No se puede vivir sin salsa de tomate fresco. Hacerla es fácil y se conserva sin problemas en el frigorífico en un Tupper o se puede incluso congelar en porciones individuales.
En primer lugar se ponen los tomate en una olla con agua hirviendo, para poder quitar la piel. En realidad yo prefiero mantenerla, y muchas veces los pongo en la Thermomix tal cual para triturarlos, pero los niños a veces le quejan. Sigo pensando que algo de fibra no les viene mal, pero bueno…
Se escurren, se dejan enfriar un poco y luego se abren, metódicamente, para quitarles las semillas, o parte de ellas. Las semillas no son venenosas, su única culpa es que acidifican la salsa y aumentan la proporción de parte líquida, con lo cual la salsa tarda mucho más en espesarse, y así se pierden también varias vitaminas termolábiles.
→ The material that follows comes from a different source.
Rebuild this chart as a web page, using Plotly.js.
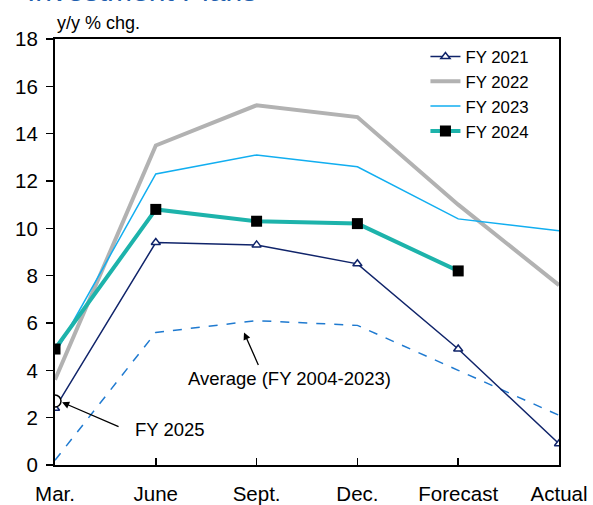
<!DOCTYPE html>
<html>
<head>
<meta charset="utf-8">
<script src="https://cdn.plot.ly/plotly-3.0.1.min.js"></script>
<style>
  html, body { margin: 0; padding: 0; background: #fff; }
  #chart { width: 593px; height: 505px; }
</style>
</head>
<body>
<div id="chart"></div>
<script>
// Survey stages along the horizontal axis
const stages = ["Mar.", "June", "Sept.", "Dec.", "Forecast", "Actual"];

// Year-on-year % change in planned investment, by fiscal year
const fy2021 = [2.4, 9.4, 9.3, 8.5, 4.9, 0.9];
const fy2022 = [3.6, 13.5, 15.2, 14.7, 11.0, 7.6];
const fy2023 = [4.7, 12.3, 13.1, 12.6, 10.4, 9.9];
const fy2024 = [4.9, 10.8, 10.3, 10.2, 8.2];
const avg0423 = [0.2, 5.6, 6.1, 5.9, 4.0, 2.1];
const fy2025 = [2.7];

const yTicks = [0, 2, 4, 6, 8, 10, 12, 14, 16, 18];

const FONT = "Liberation Sans, Arial, sans-serif";

const traces = [
  {
    x: stages, y: avg0423, name: "Average (FY 2004-2023)", mode: "lines",
    line: { color: "#1f7ad0", width: 1.5, dash: "dash" },
    showlegend: false, hoverinfo: "skip"
  },
  {
    x: stages, y: fy2022, name: "FY 2022", mode: "lines",
    line: { color: "#b2b2b2", width: 4 }, legendrank: 2
  },
  {
    x: stages, y: fy2023, name: "FY 2023", mode: "lines",
    line: { color: "#11aef0", width: 1.5 }, legendrank: 3
  },
  {
    x: stages.slice(0, fy2024.length), y: fy2024, name: "FY 2024", mode: "lines+markers",
    line: { color: "#1db3ab", width: 4 },
    marker: { symbol: "square", size: 11, color: "#000" }, legendrank: 4
  },
  {
    x: stages, y: fy2021, name: "FY 2021", mode: "lines+markers",
    line: { color: "#10246a", width: 1.5 },
    marker: { symbol: "triangle-up", size: 8, color: "#fff", line: { color: "#10246a", width: 1.5 } },
    legendrank: 1
  },
  {
    x: stages.slice(0, fy2025.length), y: fy2025, name: "FY 2025", mode: "markers",
    marker: { symbol: "circle", size: 12, color: "#fff", line: { color: "#000", width: 1.5 } },
    showlegend: false
  }
];

const layout = {
  width: 593, height: 505,
  margin: { l: 55, r: 34, t: 39, b: 40 },
  paper_bgcolor: "#fff", plot_bgcolor: "#fff",
  font: { family: FONT, color: "#000", size: 19 },
  showlegend: true,
  legend: {
    x: 0.735, y: 1.0, xanchor: "left", yanchor: "top",
    bgcolor: "rgba(0,0,0,0)", font: { family: FONT, size: 16.8, color: "#000" },
    traceorder: "normal"
  },
  xaxis: {
    type: "category", range: [0, 5], fixedrange: true,
    showline: true, linecolor: "#000", linewidth: 2, mirror: true,
    ticks: "inside", ticklen: 7, tickwidth: 1.5, tickcolor: "#000",
    ticklabelstandoff: 9,
    showgrid: false, zeroline: false,
    tickfont: { family: FONT, size: 20.5, color: "#000" }
  },
  yaxis: {
    range: [0, 18], tickvals: yTicks, ticktext: yTicks.map(String),
    showline: true, linecolor: "#000", linewidth: 2, mirror: true,
    ticks: "outside", ticklen: 7, tickwidth: 1.5, tickcolor: "#000",
    ticklabelstandoff: 4,
    showgrid: false, zeroline: false,
    tickfont: { family: FONT, size: 20.5, color: "#000" }
  },
  annotations: [
    {
      text: "Investment Plans", xref: "paper", yref: "paper",
      x: -0.06, y: 1.115, xanchor: "left", yanchor: "middle", showarrow: false,
      font: { family: FONT, size: 30, color: "#1f5fae" }
    },
    {
      text: "y/y % chg.", xref: "paper", yref: "paper",
      x: 0, y: 1.037, xanchor: "left", yanchor: "middle", showarrow: false,
      font: { family: FONT, size: 18, color: "#000" }
    },
    {
      text: "Average (FY 2004-2023)", xref: "x", yref: "y",
      x: 2.33, y: 3.66, showarrow: false,
      font: { family: FONT, size: 18.5, color: "#000" }
    },
    {
      text: "", xref: "x", yref: "y", x: 1.875, y: 5.6,
      showarrow: true, arrowhead: 2, arrowsize: 1.1, arrowwidth: 1.3, arrowcolor: "#000",
      ax: 15, ay: 34, standoff: 0
    },
    {
      text: "FY 2025", xref: "x", yref: "y",
      x: 1.14, y: 1.5, showarrow: false,
      font: { family: FONT, size: 18.5, color: "#000" }
    },
    {
      text: "", xref: "x", yref: "y", x: 0.07, y: 2.65,
      showarrow: true, arrowhead: 2, arrowsize: 1.1, arrowwidth: 1.3, arrowcolor: "#000",
      ax: 58, ay: 25, standoff: 0
    }
  ]
};

Plotly.newPlot("chart", traces, layout, { displayModeBar: false, staticPlot: true });
</script>
</body>
</html>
En una sartén antiadherente se pone una cebolla picada o, mejor aún, rallada y un poco de aceite, y se pone a fuego fuerte para que la cebolla empiece a dorarse. Se añade entonces el tomate sin semillas, troceado, triturado a cuchillo o con Thermomix o robot de cocina. Yo prefiero simplemente trocearlo porque luego se deshace él solito, si no le hemos quitado la piel mejor pasar por la Thermomix.
Se añade sal y un poco de azucar para rebajar el punto de acidez del tomate. En realidad la cebolla también nos proporciona azúcares para contrarrestar el punto ácido, pero una puntita de dulzor no viene mal.
Ahora lo dejamos cocinarse removiendo de vez en cuando con una cuchara de madera. Veremos que al principio el tomate soltará mucho líquido: no nos preocupamos por ello. con el pasar de los minutos el líquido evaporará y nos dejará una salsa de tomate cremosa.
Al apagar el fuego se añaden unas hojas de albahaca, la de hoja ancha que tiene más aroma, se mezcla y se deja descansar unos minutos.
Esta salsa se puede usar uncluso como base para muchos tipos diferentes de salsas: con olivas, con atún, etc.